STATED EXERCISE
Start at the top of the records and, please, print each line exactly through the line that contains "tra_l_black_sd = [31, 27, 25, 36]", leaving out all pictures.

Charts and diagrams as code:
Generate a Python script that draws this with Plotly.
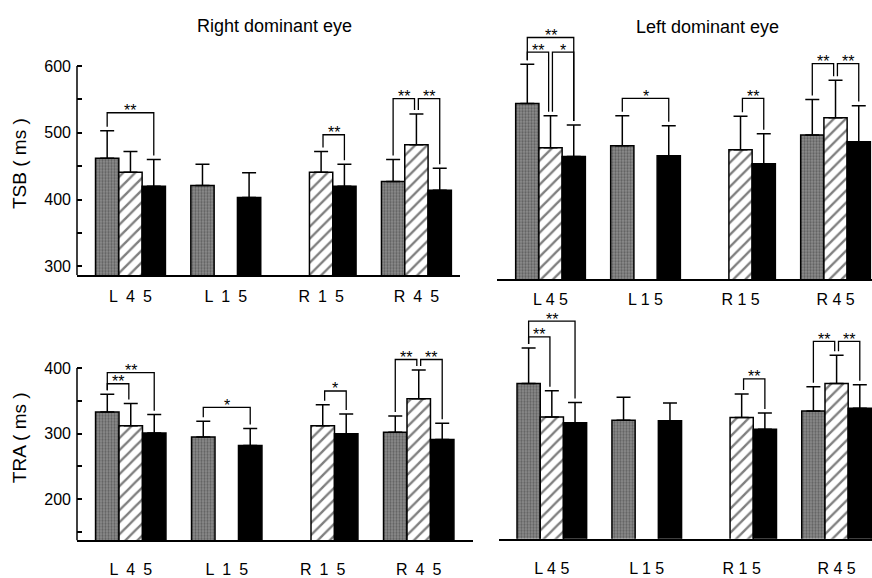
import plotly.graph_objects as go

categories = ["L 4 5", "L 1 5", "R 1 5", "R 4 5"]

# ---- TSB, right dominant eye ----
tsb_r_stip = [462, 421, None, 427]
tsb_r_stip_sd = [41, 32, None, 33]
tsb_r_hatch = [441, None, 441, 482]
tsb_r_hatch_sd = [31, None, 31, 46]
tsb_r_black = [420, 403, 420, 414]
tsb_r_black_sd = [40, 37, 33, 33]

# ---- TSB, left dominant eye ----
tsb_l_stip = [549, 486, None, 502]
tsb_l_stip_sd = [59, 45, None, 53]
tsb_l_hatch = [483, None, 480, 528]
tsb_l_hatch_sd = [48, None, 50, 56]
tsb_l_black = [470, 471, 459, 492]
tsb_l_black_sd = [47, 45, 45, 54]

# ---- TRA, right dominant eye ----
tra_r_stip = [333, 295, None, 302]
tra_r_stip_sd = [27, 24, None, 25]
tra_r_hatch = [312, None, 312, 353]
tra_r_hatch_sd = [34, None, 32, 44]
tra_r_black = [301, 282, 300, 291]
tra_r_black_sd = [28, 26, 30, 25]

# ---- TRA, left dominant eye ----
tra_l_stip = [374, 318, None, 332]
tra_l_stip_sd = [54, 35, None, 37]
tra_l_hatch = [323, None, 322, 374]
tra_l_hatch_sd = [40, None, 36, 43]
tra_l_black = [314, 317, 304, 336]
tra_l_black_sd = [31, 27, 25, 36]

# significance brackets: (category index, bar a, bar b, level, label)
sig_tsb_r = [(0, 0, 2, 530, "**"), (2, 1, 2, 497, "**"), (3, 0, 1, 551, "**"), (3, 1, 2, 551, "**")]
sig_tsb_l = [(0, 0, 2, 648, "**"), (0, 0, 1, 626, "**"), (0, 1, 2, 626, "*"), (1, 0, 2, 557, "*"),
             (2, 1, 2, 557, "**"), (3, 0, 1, 609, "**"), (3, 1, 2, 609, "**")]
sig_tra_r = [(0, 0, 2, 393, "**"), (0, 0, 1, 376, "**"), (1, 0, 2, 340, "*"), (2, 1, 2, 365, "*"),
             (3, 0, 1, 413, "**"), (3, 1, 2, 413, "**")]
sig_tra_l = [(0, 0, 2, 469, "**"), (0, 0, 1, 445, "**"), (2, 1, 2, 381, "**"),
             (3, 0, 1, 438, "**"), (3, 1, 2, 438, "**")]

FONT = "Liberation Sans, Arial, Helvetica, sans-serif"
BARGAP = 0.2665
BW = (1 - BARGAP) / 3.0

wide_labels = [c.replace(" ", "\u2002") for c in categories]

panels = [
    dict(ax="", stip=(tsb_r_stip, tsb_r_stip_sd), hatch=(tsb_r_hatch, tsb_r_hatch_sd),
         black=(tsb_r_black, tsb_r_black_sd), sig=sig_tsb_r, labels=wide_labels,
         xdom=[0.0883, 0.5275], xr=[-0.561, 3.457], ydom=[0.5190, 0.8974], yr=[286.5, 605],
         yaxis=True, major=[300, 400, 500, 600], minor=[350, 450, 550], ytop=600, standoff=6),
    dict(ax="2", stip=(tsb_l_stip, tsb_l_stip_sd), hatch=(tsb_l_hatch, tsb_l_hatch_sd),
         black=(tsb_l_black, tsb_l_black_sd), sig=sig_tsb_l, labels=categories,
         xdom=[0.5700, 1.0], xr=[-0.563, 3.384], ydom=[0.5126, 0.9683], yr=[286.5, 670],
         yaxis=False, standoff=5),
    dict(ax="3", stip=(tra_r_stip, tra_r_stip_sd), hatch=(tra_r_hatch, tra_r_hatch_sd),
         black=(tra_r_black, tra_r_black_sd), sig=sig_tra_r, labels=wide_labels,
         xdom=[0.0883, 0.5424], xr=[-0.56, 3.565], ydom=[0.0472, 0.3891], yr=[137.2, 430],
         yaxis=True, major=[200, 300, 400], minor=[150, 250, 350], ytop=400, standoff=14),
    dict(ax="4", stip=(tra_l_stip, tra_l_stip_sd), hatch=(tra_l_hatch, tra_l_hatch_sd),
         black=(tra_l_black, tra_l_black_sd), sig=sig_tra_l, labels=categories,
         xdom=[0.5722, 1.0], xr=[-0.557, 3.373], ydom=[0.0502, 0.4621], yr=[137.2, 490],
         yaxis=False, standoff=14),
]

fig = go.Figure()
shapes = []
annotations = []
layout = {}

x_idx = list(range(len(categories)))

for p in panels:
    xa = "x" + p["ax"]
    ya = "y" + p["ax"]
    styles = [
        ("stip", dict(color="#6e6e6e", pattern=dict(shape=".", fgcolor="#303030", bgcolor="#8e8e8e",
                                                     size=3, solidity=0.45))),
        ("hatch", dict(color="white", pattern=dict(shape="/", fgcolor="black", bgcolor="white",
                                                   size=8.5, solidity=0.28))),
        ("black", dict(color="black")),
    ]
    tops = []
    for key, mk in styles:
        vals, sd = p[key]
        mk = dict(mk)
        mk["line"] = dict(color="black", width=1.5)
        fig.add_trace(go.Bar(
            x=x_idx, y=vals, xaxis=xa, yaxis=ya, marker=mk, showlegend=False,
            error_y=dict(type="data", symmetric=False, array=sd,
                         arrayminus=[0 if v is not None else None for v in vals],
                         color="black", thickness=1.5, width=7),
        ))
        tops.append([None if v is None else v + s for v, s in zip(vals, sd)])

    for (c, a, b, lvl, lab) in p["sig"]:
        xa_pos = c + (a - 1) * BW
        xb_pos = c + (b - 1) * BW
        if a == 1:
            xa_pos += 0.02
        if b == 1:
            xb_pos -= 0.02
        ya_end = tops[a][c] + 6
        yb_end = tops[b][c] + 6
        shapes.append(dict(type="path", xref=xa, yref=ya,
                           path=f"M {xa_pos},{ya_end} L {xa_pos},{lvl} L {xb_pos},{lvl} L {xb_pos},{yb_end}",
                           line=dict(color="black", width=1.3)))
        annotations.append(dict(x=(xa_pos + xb_pos) / 2, y=lvl, xref=xa, yref=ya, text=lab,
                                showarrow=False, yanchor="middle", yshift=2,
                                font=dict(family=FONT, size=16, color="black")))

    key_x = "xaxis" + p["ax"]
    key_y = "yaxis" + p["ax"]
    layout[key_x] = dict(domain=p["xdom"], range=p["xr"], anchor=ya, showline=True,
                         linecolor="black", linewidth=1.5, showgrid=False, zeroline=False,
                         tickmode="array", tickvals=x_idx, ticktext=p["labels"], ticks="",
                         ticklabelstandoff=p["standoff"],
                         tickfont=dict(family=FONT, size=16, color="black"), fixedrange=True)
    if p["yaxis"]:
        layout[key_y] = dict(domain=p["ydom"], range=p["yr"], anchor=xa, showline=False,
                             showgrid=False, zeroline=False, tickmode="array", tickvals=p["major"],
                             ticks="inside", ticklen=5, tickwidth=1.5, tickcolor="black",
                             minor=dict(tickmode="array", tickvals=p["minor"], ticks="inside",
                                        ticklen=5, tickwidth=1.5, tickcolor="black"),
                             ticklabelstandoff=5,
                             tickfont=dict(family=FONT, size=16, color="black"), fixedrange=True)
        shapes.append(dict(type="line", xref=xa + " domain", yref=ya, x0=0, x1=0,
                           y0=p["yr"][0], y1=p["ytop"], line=dict(color="black", width=1.5)))
    else:
        layout[key_y] = dict(domain=p["ydom"], range=p["yr"], anchor=xa, visible=False,
                             showgrid=False, zeroline=False, fixedrange=True)

annotations += [
    dict(text="Right dominant eye", x=274 / 872, y=1 - 22 / 578, xref="paper", yref="paper",
         showarrow=False, xanchor="center", yanchor="middle",
         font=dict(family=FONT, size=18, color="black")),
    dict(text="Left dominant eye", x=707 / 872, y=1 - 23 / 578, xref="paper", yref="paper",
         showarrow=False, xanchor="center", yanchor="middle",
         font=dict(family=FONT, size=18, color="black")),
    dict(text="TSB ( ms )", x=19.5 / 872, y=1 - 163 / 578, xref="paper", yref="paper",
         showarrow=False, textangle=-90, xanchor="center", yanchor="middle",
         font=dict(family=FONT, size=19, color="black")),
    dict(text="TRA ( ms )", x=19.5 / 872, y=1 - 445 / 578, xref="paper", yref="paper",
         showarrow=False, textangle=-90, xanchor="center", yanchor="middle",
         font=dict(family=FONT, size=19, color="black")),
]

fig.update_layout(
    width=872, height=578, autosize=False,
    margin=dict(l=0, r=0, t=0, b=0),
    paper_bgcolor="white", plot_bgcolor="white",
    barmode="group", bargap=BARGAP, bargroupgap=0,
    shapes=shapes, annotations=annotations,
    **layout,
)

fig.write_html("out.html", config={"displayModeBar": False})
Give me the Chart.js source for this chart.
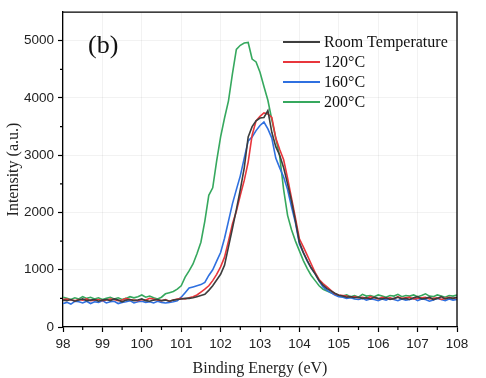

WRITTEN RESPONSE
Generate a Python script that draws this with Plotly.
import plotly.graph_objects as go

categories = ["L 4 5", "L 1 5", "R 1 5", "R 4 5"]

# ---- TSB, right dominant eye ----
tsb_r_stip = [462, 421, None, 427]
tsb_r_stip_sd = [41, 32, None, 33]
tsb_r_hatch = [441, None, 441, 482]
tsb_r_hatch_sd = [31, None, 31, 46]
tsb_r_black = [420, 403, 420, 414]
tsb_r_black_sd = [40, 37, 33, 33]

# ---- TSB, left dominant eye ----
tsb_l_stip = [549, 486, None, 502]
tsb_l_stip_sd = [59, 45, None, 53]
tsb_l_hatch = [483, None, 480, 528]
tsb_l_hatch_sd = [48, None, 50, 56]
tsb_l_black = [470, 471, 459, 492]
tsb_l_black_sd = [47, 45, 45, 54]

# ---- TRA, right dominant eye ----
tra_r_stip = [333, 295, None, 302]
tra_r_stip_sd = [27, 24, None, 25]
tra_r_hatch = [312, None, 312, 353]
tra_r_hatch_sd = [34, None, 32, 44]
tra_r_black = [301, 282, 300, 291]
tra_r_black_sd = [28, 26, 30, 25]

# ---- TRA, left dominant eye ----
tra_l_stip = [374, 318, None, 332]
tra_l_stip_sd = [54, 35, None, 37]
tra_l_hatch = [323, None, 322, 374]
tra_l_hatch_sd = [40, None, 36, 43]
tra_l_black = [314, 317, 304, 336]
tra_l_black_sd = [31, 27, 25, 36]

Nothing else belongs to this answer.